As few people as possible
The formula to calculate the number of communication channels on a project is simple: n*(n-1)/2. "n" is the number of team members. So if the project organization consists of 4 people, the number of communication channels is 4*(4-1)/2= 6. But if there are 9 people involved, the number of communication channels is 9*(9-1)/2= 36. That is 6 times more communication channels to keep up to date. The threshold to get away with a simple communication plan and tools such as phone and e-mail is then passed. Team members need instructions for the tools they need to use and clear explanation of how to communicate with each other.
The demarcations for responsibilities are also troublesome with more people involved. The dividing line to determine who is responsible for specific areas of the project needs to be specified. Otherwise duplication of work effort will occur or parts of the project will be untouched because nobody was responsible for it.

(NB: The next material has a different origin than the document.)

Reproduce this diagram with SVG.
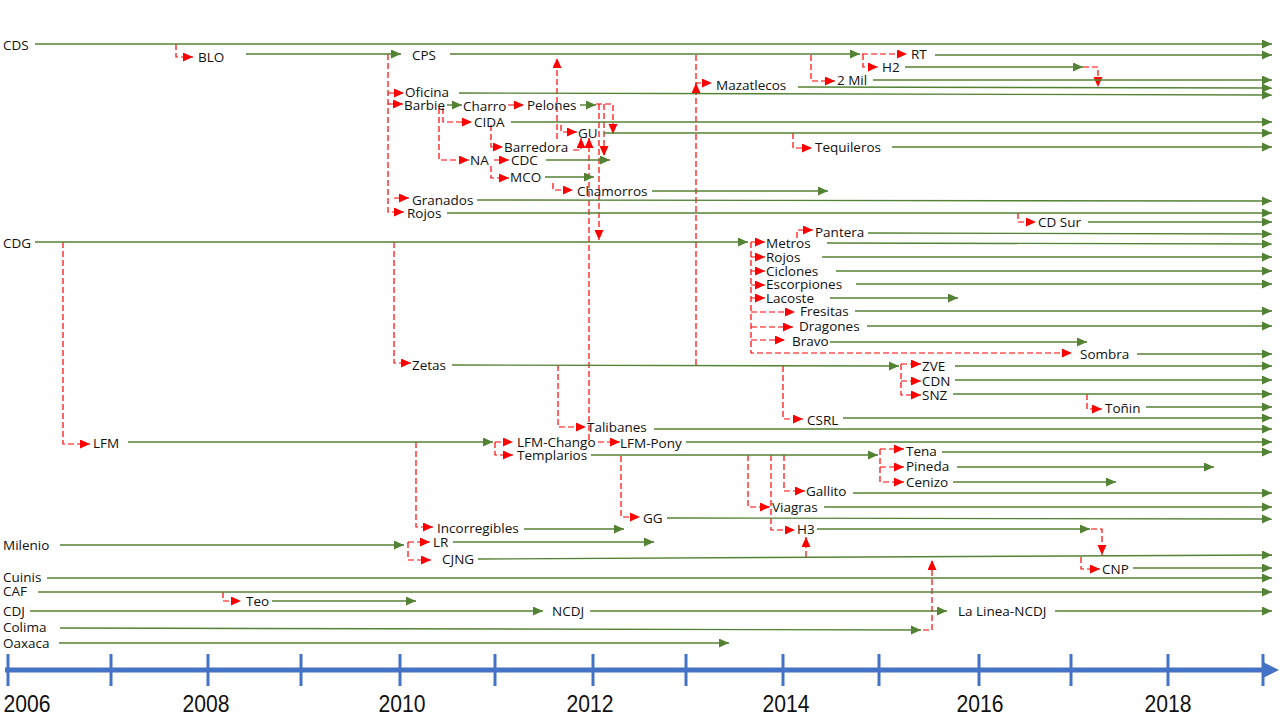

Really contribute to the project
It depends on the environment and the project what "real contribution" is. But only talking or giving some instructions is not considered as "real contribution". Vague things as strategic advice, architectural input, conceptual framework can also not be considered as "real contribution". Writing considerably big amounts of code, creating user interfaces in Photoshop and HTML/CSS, setting up the server infrastructure are examples of "real contribution" where people really deliver working software. Getting your hands dirty and taking the risk of creating something really useless or useful can be used as criteria.

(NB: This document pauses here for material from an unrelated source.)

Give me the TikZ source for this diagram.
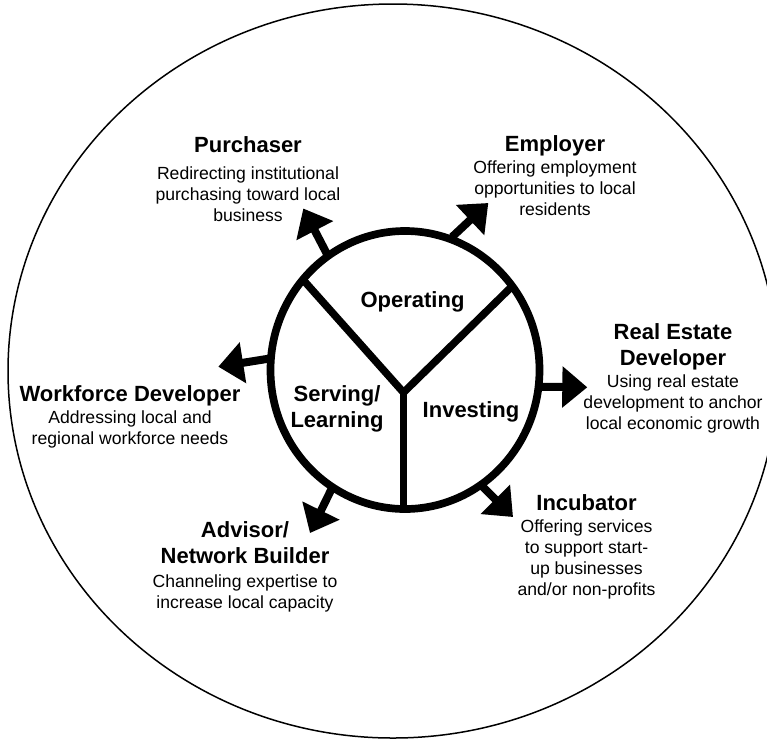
\documentclass[tikz,border=0pt]{standalone}
\usepackage{fontspec}
\setmainfont{Liberation Sans}
\usetikzlibrary{arrows.meta}
\begin{document}
\begin{tikzpicture}[x=1pt,y=-1pt,
  title/.style={font=\fontsize{22}{26.5}\selectfont\bfseries, align=center, anchor=north, inner sep=0pt},
  desc/.style={font=\fontsize{17.6}{21}\selectfont, align=center, anchor=north, inner sep=0pt},
  rolearrow/.style={line width=8pt, -{Triangle[width=40pt,length=25pt]}},
  ring/.style={line width=7.7pt},
  spoke/.style={line width=7.5pt, line join=miter},
]
\useasboundingbox (0,0) rectangle (767,740);
% outer ellipse
\draw[line width=1.5pt] (393,371) ellipse [x radius=385pt, y radius=367pt];
% inner circle
\coordinate (c) at (405,370);
\draw[ring] (c) ellipse [x radius=134.5pt, y radius=139pt];
% Y spokes
\coordinate (y0) at (403.5,392.5);
\coordinate (yl) at (303.3,280);
\coordinate (yr) at (510,288.3);
\coordinate (yb) at (403.5,509);
\draw[spoke] (yl) -- (y0) -- (yr);
\draw[spoke] (y0) -- (yb);
% inner labels
\node[title] (op) at (412.5,291.5) {Operating};
\node[title] (sl) at (337,384.9) {Serving/\\Learning};
\node[title] (inv) at (471,401.5) {Investing};
% arrows
\coordinate (pa1) at (328,256); \coordinate (pa2) at (303.3,208.5);
\coordinate (ea1) at (452,237); \coordinate (ea2) at (488.3,203);
\coordinate (wa1) at (271,358.3); \coordinate (wa2) at (218.3,366.7);
\coordinate (ra1) at (538.5,386.7); \coordinate (ra2) at (587.3,387.3);
\coordinate (aa1) at (333,486); \coordinate (aa2) at (310,533);
\coordinate (ia1) at (480,484); \coordinate (ia2) at (513,517);
\draw[rolearrow] (pa1) -- (pa2);
\draw[rolearrow] (ea1) -- (ea2);
\draw[rolearrow] (wa1) -- (wa2);
\draw[rolearrow] (ra1) -- (ra2);
\draw[rolearrow] (aa1) -- (aa2);
\draw[rolearrow] (ia1) -- (ia2);
% role texts
\node[title] (pt) at (248,136.5) {Purchaser};
\node[desc] (pd) at (248,166.7) {Redirecting institutional\\purchasing toward local\\business};
\node[title] (et) at (555,134.9) {Employer};
\node[desc] (ed) at (555,160.1) {Offering employment\\opportunities to local\\residents};
\node[title] (wt) at (130,385.2) {Workforce Developer};
\node[desc] (wd) at (130,410.7) {Addressing local and\\regional workforce needs};
\node[title] (rt) at (673,323.2) {Real Estate\\Developer};
\node[desc] (rd) at (673,374.7) {Using real estate\\development to anchor\\local economic growth};
\node[title] (it) at (586.5,494.2) {Incubator};
\node[desc] (id) at (586.5,519.1) {Offering services\\to support start-\\up businesses\\and/or non-profits};
\node[title] (at) at (245,520.9) {Advisor/\\Network Builder};
\node[desc] (ad) at (245,574.1) {Channeling expertise to\\increase local capacity};
\end{tikzpicture}
\end{document}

Interest that the project will succeed
People get creative if there are interests at stake and cannot passively participate without being affected. There must be a strong incentive for all people involved that the project will be a success. It sounds obvious but there are a lot project with people that could not care less if the project would fail. There are even situations to think that people just benefit if the project fails.
Another topic is where to leave all the other people who necessarily want to interfere with the project. Especially when the project is important, the conventional wisdom states that a lot of people must involve in the project. It is a convenient idea that if the project goes wrong that there can always be someone that can save it. So people are added to the project to supervise and micro manage. These people get all confusing roles and responsibilities that detracts members that otherwise could really get work done.

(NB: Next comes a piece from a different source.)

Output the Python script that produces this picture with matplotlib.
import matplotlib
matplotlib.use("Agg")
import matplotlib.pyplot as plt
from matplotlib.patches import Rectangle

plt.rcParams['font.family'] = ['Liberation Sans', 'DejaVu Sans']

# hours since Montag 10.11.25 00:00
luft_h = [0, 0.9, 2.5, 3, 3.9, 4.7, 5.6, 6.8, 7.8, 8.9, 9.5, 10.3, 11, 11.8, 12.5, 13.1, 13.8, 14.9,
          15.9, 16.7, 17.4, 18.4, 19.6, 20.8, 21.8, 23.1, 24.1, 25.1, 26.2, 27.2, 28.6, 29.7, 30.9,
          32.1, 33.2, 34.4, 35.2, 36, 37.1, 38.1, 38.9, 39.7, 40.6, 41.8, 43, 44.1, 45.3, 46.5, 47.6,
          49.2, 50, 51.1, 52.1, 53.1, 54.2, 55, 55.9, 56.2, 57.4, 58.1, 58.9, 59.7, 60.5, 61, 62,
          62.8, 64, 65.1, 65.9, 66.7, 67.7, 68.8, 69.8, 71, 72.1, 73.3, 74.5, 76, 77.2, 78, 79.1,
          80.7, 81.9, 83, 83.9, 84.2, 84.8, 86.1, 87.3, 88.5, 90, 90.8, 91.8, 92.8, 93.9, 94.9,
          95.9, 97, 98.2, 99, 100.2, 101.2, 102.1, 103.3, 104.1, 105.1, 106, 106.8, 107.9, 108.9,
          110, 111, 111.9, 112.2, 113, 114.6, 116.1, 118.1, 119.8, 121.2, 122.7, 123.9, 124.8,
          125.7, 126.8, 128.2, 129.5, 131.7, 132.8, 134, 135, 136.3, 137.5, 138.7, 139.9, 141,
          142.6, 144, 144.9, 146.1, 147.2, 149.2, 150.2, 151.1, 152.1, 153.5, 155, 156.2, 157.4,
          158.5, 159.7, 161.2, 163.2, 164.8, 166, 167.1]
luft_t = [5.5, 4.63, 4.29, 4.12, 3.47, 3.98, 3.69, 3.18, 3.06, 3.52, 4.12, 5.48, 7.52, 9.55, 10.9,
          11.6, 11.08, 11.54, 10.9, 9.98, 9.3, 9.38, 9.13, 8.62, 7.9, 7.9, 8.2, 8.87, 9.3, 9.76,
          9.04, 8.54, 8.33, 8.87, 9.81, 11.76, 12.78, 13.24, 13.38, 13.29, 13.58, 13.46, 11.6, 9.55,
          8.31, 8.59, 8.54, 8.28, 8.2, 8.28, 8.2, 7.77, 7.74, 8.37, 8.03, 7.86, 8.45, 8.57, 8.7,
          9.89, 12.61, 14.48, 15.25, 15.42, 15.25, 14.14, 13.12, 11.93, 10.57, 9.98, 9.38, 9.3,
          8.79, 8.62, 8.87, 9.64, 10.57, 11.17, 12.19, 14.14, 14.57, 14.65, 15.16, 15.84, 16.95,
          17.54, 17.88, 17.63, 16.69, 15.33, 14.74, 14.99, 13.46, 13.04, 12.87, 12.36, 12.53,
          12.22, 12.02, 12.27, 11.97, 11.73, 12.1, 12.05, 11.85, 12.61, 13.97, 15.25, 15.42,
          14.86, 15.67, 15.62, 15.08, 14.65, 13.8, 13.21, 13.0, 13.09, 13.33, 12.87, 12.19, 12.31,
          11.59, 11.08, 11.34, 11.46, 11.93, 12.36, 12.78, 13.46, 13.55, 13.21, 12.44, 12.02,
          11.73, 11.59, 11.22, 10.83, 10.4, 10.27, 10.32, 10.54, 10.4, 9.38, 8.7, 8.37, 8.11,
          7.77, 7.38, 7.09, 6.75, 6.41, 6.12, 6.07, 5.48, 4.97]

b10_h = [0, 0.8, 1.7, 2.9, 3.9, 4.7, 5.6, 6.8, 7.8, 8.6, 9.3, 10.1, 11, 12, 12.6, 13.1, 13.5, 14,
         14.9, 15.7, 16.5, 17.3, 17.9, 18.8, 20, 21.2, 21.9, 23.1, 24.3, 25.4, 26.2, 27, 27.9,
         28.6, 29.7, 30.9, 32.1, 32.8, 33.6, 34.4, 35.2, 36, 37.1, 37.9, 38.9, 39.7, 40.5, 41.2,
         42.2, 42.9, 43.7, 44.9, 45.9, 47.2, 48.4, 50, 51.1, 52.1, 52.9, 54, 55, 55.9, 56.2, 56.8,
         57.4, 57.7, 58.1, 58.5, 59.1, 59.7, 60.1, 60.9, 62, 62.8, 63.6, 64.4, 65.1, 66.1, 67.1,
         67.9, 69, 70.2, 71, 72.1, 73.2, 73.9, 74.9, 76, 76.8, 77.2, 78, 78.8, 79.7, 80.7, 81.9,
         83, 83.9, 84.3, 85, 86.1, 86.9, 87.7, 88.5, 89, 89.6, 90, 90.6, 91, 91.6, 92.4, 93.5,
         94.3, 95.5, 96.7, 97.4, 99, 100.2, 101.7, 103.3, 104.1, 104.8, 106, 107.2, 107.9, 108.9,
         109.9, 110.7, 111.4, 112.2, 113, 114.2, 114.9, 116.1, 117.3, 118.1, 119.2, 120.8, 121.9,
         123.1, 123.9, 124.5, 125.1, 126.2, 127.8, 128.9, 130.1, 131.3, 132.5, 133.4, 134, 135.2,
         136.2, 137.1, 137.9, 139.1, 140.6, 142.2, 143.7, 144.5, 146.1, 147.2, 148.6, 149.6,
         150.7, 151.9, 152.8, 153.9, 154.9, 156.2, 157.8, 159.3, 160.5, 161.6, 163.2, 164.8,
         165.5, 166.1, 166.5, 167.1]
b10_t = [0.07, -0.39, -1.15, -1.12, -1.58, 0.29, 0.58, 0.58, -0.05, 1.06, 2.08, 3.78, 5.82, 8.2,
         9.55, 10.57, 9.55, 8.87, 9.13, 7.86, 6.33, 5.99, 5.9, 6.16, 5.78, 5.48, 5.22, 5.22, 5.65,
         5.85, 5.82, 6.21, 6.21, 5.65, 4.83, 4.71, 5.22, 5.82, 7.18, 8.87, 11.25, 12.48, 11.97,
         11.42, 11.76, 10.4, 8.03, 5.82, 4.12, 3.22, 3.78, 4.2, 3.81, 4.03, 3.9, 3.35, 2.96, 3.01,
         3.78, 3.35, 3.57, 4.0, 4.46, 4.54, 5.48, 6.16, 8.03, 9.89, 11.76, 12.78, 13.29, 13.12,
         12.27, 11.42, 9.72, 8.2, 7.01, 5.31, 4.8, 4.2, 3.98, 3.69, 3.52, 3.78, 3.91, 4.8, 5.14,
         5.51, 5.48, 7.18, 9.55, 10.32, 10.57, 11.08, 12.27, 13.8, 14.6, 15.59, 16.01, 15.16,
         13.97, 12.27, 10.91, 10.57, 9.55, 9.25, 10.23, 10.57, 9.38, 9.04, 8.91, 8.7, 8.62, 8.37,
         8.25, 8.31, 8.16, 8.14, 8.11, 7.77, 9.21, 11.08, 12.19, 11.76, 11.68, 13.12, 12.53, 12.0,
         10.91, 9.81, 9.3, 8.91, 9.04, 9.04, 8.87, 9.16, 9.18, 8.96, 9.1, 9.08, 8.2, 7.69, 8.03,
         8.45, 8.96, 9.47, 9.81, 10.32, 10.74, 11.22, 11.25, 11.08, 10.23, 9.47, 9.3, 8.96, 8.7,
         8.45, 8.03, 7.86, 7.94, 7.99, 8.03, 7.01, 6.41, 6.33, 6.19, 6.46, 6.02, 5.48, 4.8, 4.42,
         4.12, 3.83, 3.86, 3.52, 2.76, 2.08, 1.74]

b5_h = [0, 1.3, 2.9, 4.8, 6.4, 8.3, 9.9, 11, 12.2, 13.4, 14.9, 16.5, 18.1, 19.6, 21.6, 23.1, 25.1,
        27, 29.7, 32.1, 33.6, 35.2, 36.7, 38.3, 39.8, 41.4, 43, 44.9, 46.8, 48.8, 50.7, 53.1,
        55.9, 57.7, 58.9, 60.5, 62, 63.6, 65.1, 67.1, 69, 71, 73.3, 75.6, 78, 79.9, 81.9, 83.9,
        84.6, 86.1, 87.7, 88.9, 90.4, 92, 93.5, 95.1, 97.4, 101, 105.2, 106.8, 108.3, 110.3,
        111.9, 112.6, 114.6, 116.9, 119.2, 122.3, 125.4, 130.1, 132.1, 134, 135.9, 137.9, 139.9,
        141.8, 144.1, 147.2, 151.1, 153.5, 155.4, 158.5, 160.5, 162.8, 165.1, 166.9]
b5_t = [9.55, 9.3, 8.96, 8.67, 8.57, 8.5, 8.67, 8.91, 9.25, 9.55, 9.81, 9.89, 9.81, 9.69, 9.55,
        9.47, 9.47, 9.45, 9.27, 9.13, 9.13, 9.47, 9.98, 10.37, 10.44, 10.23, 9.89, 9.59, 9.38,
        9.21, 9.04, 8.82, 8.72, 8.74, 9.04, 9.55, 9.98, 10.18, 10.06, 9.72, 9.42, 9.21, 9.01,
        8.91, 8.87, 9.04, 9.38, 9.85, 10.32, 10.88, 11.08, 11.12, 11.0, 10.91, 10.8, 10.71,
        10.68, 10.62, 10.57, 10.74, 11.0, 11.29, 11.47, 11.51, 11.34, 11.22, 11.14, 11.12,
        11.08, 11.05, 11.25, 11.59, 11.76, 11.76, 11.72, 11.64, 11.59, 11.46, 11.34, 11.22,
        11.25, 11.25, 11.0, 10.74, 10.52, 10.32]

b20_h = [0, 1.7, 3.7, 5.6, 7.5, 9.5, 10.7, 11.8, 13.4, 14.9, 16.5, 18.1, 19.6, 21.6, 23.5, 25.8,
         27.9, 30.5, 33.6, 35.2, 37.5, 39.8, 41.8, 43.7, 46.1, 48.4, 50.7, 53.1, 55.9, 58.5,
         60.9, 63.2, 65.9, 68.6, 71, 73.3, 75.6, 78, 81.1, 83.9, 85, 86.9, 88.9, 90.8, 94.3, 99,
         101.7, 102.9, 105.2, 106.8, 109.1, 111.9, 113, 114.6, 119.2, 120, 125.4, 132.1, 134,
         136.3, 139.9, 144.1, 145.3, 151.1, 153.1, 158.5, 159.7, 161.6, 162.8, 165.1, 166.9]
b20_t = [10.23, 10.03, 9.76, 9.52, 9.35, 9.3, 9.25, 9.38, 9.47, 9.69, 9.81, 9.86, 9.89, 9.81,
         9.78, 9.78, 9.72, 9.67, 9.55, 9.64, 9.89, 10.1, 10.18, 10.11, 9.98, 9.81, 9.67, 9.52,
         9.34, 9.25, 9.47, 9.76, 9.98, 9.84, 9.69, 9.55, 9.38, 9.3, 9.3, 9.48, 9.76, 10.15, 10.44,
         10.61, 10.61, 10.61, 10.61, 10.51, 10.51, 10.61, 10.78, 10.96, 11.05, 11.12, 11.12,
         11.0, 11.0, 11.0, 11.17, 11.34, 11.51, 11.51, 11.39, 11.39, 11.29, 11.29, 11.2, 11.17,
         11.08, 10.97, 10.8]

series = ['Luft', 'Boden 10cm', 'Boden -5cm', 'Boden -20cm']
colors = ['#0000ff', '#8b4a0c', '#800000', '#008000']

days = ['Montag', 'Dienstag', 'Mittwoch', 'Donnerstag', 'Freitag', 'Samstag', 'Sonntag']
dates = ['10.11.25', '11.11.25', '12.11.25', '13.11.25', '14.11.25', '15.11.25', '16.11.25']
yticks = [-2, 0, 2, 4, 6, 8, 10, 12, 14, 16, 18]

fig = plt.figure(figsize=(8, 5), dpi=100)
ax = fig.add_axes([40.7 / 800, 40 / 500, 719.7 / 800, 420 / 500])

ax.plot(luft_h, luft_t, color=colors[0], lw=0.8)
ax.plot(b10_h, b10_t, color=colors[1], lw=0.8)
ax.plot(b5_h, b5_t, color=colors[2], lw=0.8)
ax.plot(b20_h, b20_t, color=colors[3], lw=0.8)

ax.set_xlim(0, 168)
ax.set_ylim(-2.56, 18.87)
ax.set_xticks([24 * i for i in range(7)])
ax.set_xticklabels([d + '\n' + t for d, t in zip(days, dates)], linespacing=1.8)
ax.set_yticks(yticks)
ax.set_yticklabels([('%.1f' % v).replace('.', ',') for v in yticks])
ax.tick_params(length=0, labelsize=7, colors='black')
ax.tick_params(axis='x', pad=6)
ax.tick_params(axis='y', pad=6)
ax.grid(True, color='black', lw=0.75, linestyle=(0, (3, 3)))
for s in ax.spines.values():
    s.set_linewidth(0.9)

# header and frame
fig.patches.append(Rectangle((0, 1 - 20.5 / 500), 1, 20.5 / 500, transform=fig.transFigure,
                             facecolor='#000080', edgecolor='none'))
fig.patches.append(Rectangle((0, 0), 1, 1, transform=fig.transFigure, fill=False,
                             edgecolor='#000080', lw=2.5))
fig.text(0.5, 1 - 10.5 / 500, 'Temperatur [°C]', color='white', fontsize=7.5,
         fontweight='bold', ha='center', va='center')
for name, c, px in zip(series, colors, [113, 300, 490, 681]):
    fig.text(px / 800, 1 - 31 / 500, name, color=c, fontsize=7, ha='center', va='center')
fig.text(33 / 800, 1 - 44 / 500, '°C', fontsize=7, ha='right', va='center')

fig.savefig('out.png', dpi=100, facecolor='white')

I think it is not a solution to give these people superficial roles to get them busy. I think that being brutally honest is often the best solution. Make them clear that they really aren't needed to be directly involved in the project but they can always monitor the progress of the project by looking at the burndown chart.
The product owner also needs to elicit their requirements for the project and give an explanation of how and when the requirements will be translated into the product or why the requirement will not be a part of the product. (The product owner really needs mandate to do skip requests.)
Stakeholders can be many including CEO at the client-side company, middle management, senior management of partner contractors, intern account managers, funding companies management. It is the task of the Scrum master and the Product Owner to protect the team from outside interruptions. But it is the responsibility of everyone to understand why the team size must kept small.